Prior to May 19, 1942, three of the directors holding all the Corporation's stock formed a partnership under the name Vallejo Bus Company to purchase a franchise and properties of the Corporation, a "passenger stage corporation" as defined by Sec. 2¼ of the California Public Utilities Act, Gen.Laws, Act 6386.
Regarding the sale of the Corporation's franchise and transportation properties, Sec. 50¼ of that Act provides that it shall be made only on the "authorization" of the California Railroad Commission. Section 51(a) provides that no such utility shall sell such franchise or properties "with out first having secured from the Railroad Commission an order authorizing it so to do."
Section 76 and 77 of this statute impose penalties to the amount of $500 upon any public utility violating any provision of the statute and punishment for a misdemeanor by fine not exceeding $1,000 or by imprisonment not exceeding one year or by both upon any officer, agent or employee of any public utility, who violates or fails to comply with any provision of the statute.
Much of the Corporation's brief is based upon the erroneous assumption that a contract of sale of the corporate franchise is valid "as between the parties thereto since the Railroad Commission had no authority concerning this sale other than its statutory authority to veto the sale if it should be found contrary to the interests of the public."
As seen, the statute gives the Commission no power to ratify a past sale. Its sole function in this respect is to authorize one in the future. The Corporation fully recognized this in its proceeding before the Commission.
On May 19, 1942, the Corporation agreed that it would sell its franchise and transportation properties to the partnership. On June 1, 1942, the partnership opened a separate bank account, into which all the receipts of the bus operation were placed and later transferred the Corporation's insurance policies to the partnership.
On June 9, 1942, a contract of sale of those properties was executed by the corporation and the partnership, stating it to be "effective as of June 1, 1942, but that the same is subject to the approval of the Railroad Commission * * * and in the event said approval is not forthcoming, this agreement shall be null, void and of no effect."

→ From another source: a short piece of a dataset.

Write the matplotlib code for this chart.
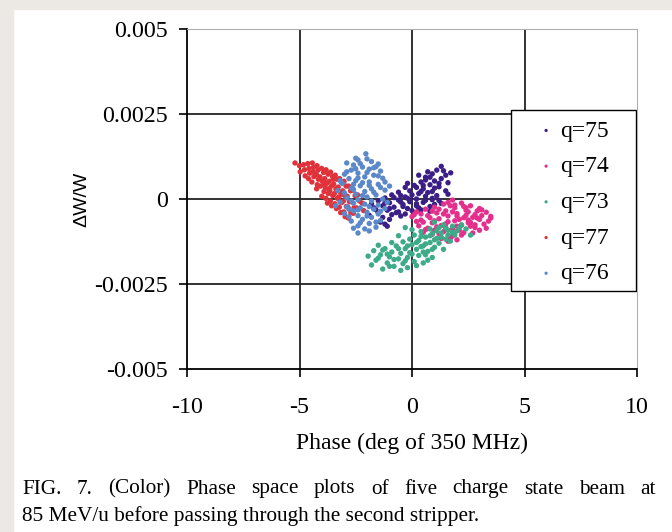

Pursuant to the above statutes, on June 9, 1942, the Corporation filed its petition with the Railroad Commission, stating, with the verification of the president and secretary, that it "at the present time [June 9] is engaged in the operation of an automotive service for the transportation of passengers between the City of Vallejo and Mare Island Navy Yard," etc. and it "proposes to sell" and the partners "propose to purchase" its "operating rights." Attached to the petition was its agreement of sale which was to be effective June 1 if approved by the Commission, and if not so approved to be void.
The Corporation's claim that from June 1, 1942 on, it had transferred its franchise to the partnership which operated the company and took its receipts for their own account thereafter, is thus seen to be squarely contradicted over the oath of its president and secretary in the Corporation's petition of June 9, alleging the Corporation was then "presently" nine days later engaged in the operation of the bus service.
Instead of giving the contract of June 9 its approval as of June 1, 1942, the Commission gave no approval at all. What it did was what the statute gave it the power to do and no more. It authorized a future transfer of the properties. Its only reference to the contract of June 9 was for its description of the properties of which the Commission permitted a sale after September 15 and before December 31, 1942. The Commission's order reads:
"* * * that Vallejo Bus Company, a corporation, be, and it is hereby authorized to transfer, on or before December 31, 1942, to Luther E. Gibson, Harry V. Soanes and Frank O. Bell, copartners doing business under the firm name and style of Vallejo Bus Co., the properties described in the agreement on file in this proceeding, together with the operative rights created by Decision No. 34167, dated May 6, 1941, * * *.
"It Is Hereby Further Ordered that Luther E. Gibson, Harry V. Soanes and Frank O. Bell, copartners doing business under the firm name and style of Vallejo Bus Co., shall within thirty (30) days after they acquire the aforesaid properties, file with the Commission a copy of their partnership agreement." (Emphasis supplied.)
We are not here concerned with what may have been the effect on the tax incidence if the Railroad Commission on September 15, 1942, had approved the contract of June 9, with its retroaction to June 1. This did not occur, though at a subsequent rate hearing a member of the Commission seemed to think it had.
By the terms of the agreement itself the failure to procure the approval of the Commission made it void. Without its avoidance clause and as a sale in praesenti it is void under Sec. 51 of the California Utilities Act.
Not only do we feel that the evidence before the Tax Court warrants the inferences supporting its findings, but we agree that the preponderance of the evidence requires the belief that the partners truly stated the Corporation was operating the line after June 1 and hence they could not have been operating it for themselves under any individual claim of right to the Corporation's income but as its agents.
The decision of the Tax Court is affirmed.